Watch this film and how light moves between nanoseconds

Jan 29, 2015 09:08 GMT  ·  By

Fog and other type of gas may render a laser beam visible to the human eye, but real, proper lasers are more or less invisible to our normal eyesight, especially when they are sent out in very short bursts.

You know the laser guns in Star Wars? Yes, those blaster bolts should actually move so quickly that we would not be able to perceive the light. If sound is faster than the eye can see, light/lasers are in a league of their own. “Plasma beam” technology explanations aside.

Laser is, in the end, nothing but tightly focused light. This, by extension, means that we need some really serious hardware to actually capture it in motion.

As it happens, a team of physicists at Heriot-Watt University in Edinburgh, UK, have managed to do just that.

A laser burst was filmed in nanosecond scale

We can only see the “laser” by sending it through a mass of smoke or water vapor, since that way some photons split off from the focused beam and head to your eyes.

This principle is the basis of a system devised by PhD student Genevieve Gariepy and her colleagues. However, they used normal air for it, as well as a camera system that records at 20 million frames per second.

The camera system used a 32×32 pixel grid of single-photon avalanche diode (SPAD) detectors. Each of those CMOS sensors have a high temporal resolution, meaning that data acquired by them can be correlated with real life fairly accurately.

In this case, the SPAD camera system has a temporal resolution of 67 picoseconds (0.000000000067 seconds), hence the 20 million FPS recording speed.

It can still only capture a few of the scattered photons at one time, but divide and conquer has an opposite we suppose.

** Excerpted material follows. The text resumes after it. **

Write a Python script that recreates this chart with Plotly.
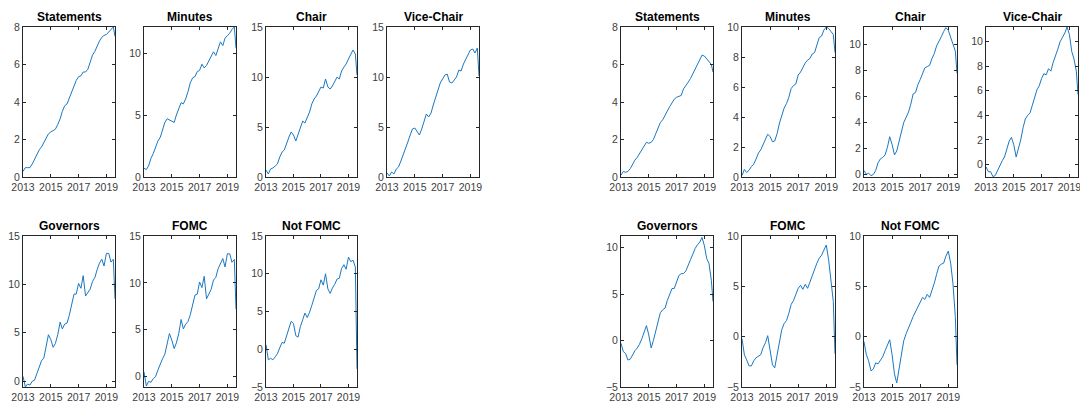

By shooting 2 million pulses over a period of 10 minutes, the research team had enough instances to combine into one, single video. We embedded the resulting mish-mash below.

Being connected to the laser emitter allowed the camera to know exactly when the pulse was produced, and react accordingly.

Practical applications

Creating cool videos is one thing, obviously. Observing the formation of plasma is another, as this SPAD system can allow one to see how ions are heated. However, those are distant concerns. The camera system is just a pure research experiment for now, intended to allow for a laser to be visualized in flight without direct interaction.